INFORMATION PROVIDED:
※

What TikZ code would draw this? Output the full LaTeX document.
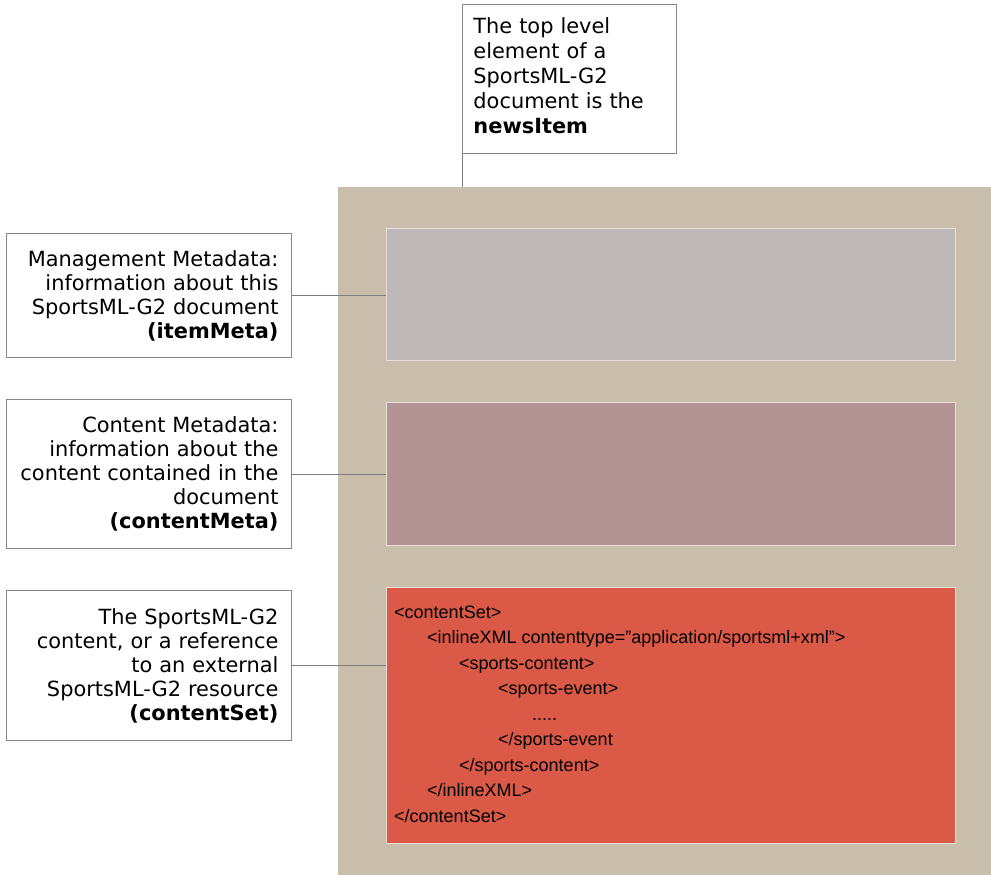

※

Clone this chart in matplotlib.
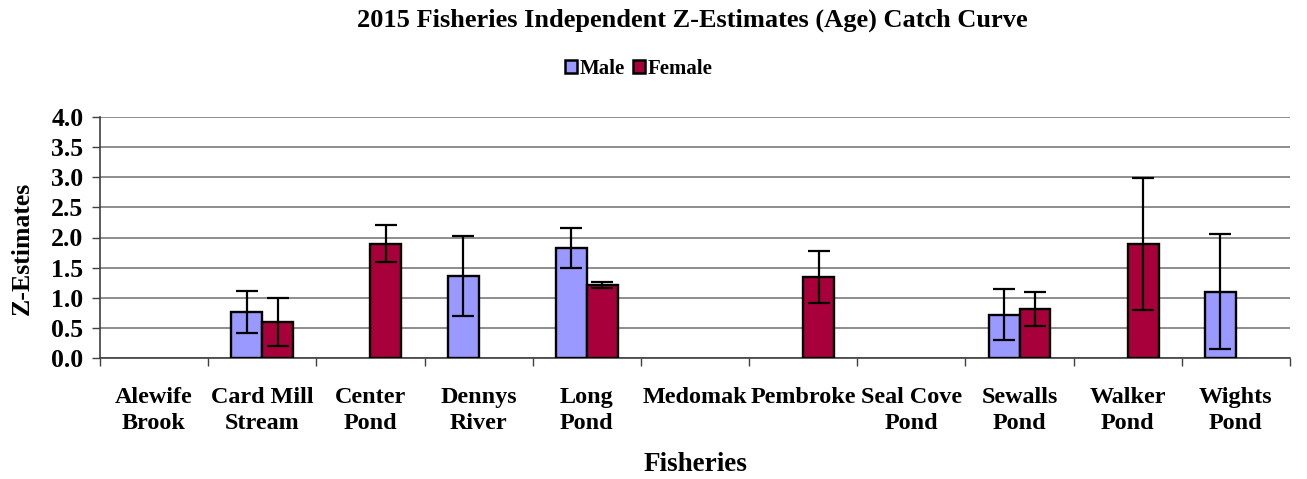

※

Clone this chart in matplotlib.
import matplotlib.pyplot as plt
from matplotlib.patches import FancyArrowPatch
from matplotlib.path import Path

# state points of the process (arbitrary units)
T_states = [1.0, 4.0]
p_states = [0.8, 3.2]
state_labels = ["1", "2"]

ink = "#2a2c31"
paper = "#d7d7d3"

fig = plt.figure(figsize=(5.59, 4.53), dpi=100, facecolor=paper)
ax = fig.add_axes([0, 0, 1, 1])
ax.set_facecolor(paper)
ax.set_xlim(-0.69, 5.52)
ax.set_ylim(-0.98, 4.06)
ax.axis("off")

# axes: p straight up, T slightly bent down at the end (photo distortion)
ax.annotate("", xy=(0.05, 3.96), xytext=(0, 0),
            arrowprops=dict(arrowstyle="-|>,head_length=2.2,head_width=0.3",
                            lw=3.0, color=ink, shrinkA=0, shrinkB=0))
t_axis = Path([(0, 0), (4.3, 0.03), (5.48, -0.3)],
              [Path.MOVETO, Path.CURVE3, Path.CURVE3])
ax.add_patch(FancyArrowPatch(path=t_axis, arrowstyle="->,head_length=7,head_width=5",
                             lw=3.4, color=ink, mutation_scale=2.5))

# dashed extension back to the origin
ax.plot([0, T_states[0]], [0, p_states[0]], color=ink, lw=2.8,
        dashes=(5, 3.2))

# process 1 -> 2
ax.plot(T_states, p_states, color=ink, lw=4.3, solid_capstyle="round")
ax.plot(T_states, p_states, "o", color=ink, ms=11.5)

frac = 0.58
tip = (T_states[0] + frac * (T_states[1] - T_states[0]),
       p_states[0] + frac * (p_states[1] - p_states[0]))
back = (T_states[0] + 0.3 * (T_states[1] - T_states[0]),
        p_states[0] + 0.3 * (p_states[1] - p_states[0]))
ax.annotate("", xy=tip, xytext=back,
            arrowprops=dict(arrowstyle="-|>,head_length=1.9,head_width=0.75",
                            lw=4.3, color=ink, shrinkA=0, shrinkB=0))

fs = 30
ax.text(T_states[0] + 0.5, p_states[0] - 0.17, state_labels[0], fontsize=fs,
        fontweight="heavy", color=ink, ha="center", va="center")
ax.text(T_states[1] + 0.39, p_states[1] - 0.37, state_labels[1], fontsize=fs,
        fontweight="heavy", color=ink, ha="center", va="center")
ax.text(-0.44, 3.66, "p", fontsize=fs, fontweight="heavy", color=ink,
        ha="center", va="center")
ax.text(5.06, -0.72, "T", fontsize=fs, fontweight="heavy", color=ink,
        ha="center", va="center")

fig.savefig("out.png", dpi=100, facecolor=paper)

※

GIVEN INSTRUCTION: Filter the data for the string "matplotlib" and copy every line that has it.

FINISHED TASK:
Clone this chart in matplotlib.
Clone this chart in matplotlib.
import matplotlib.pyplot as plt
from matplotlib.patches import FancyArrowPatch
from matplotlib.path import Path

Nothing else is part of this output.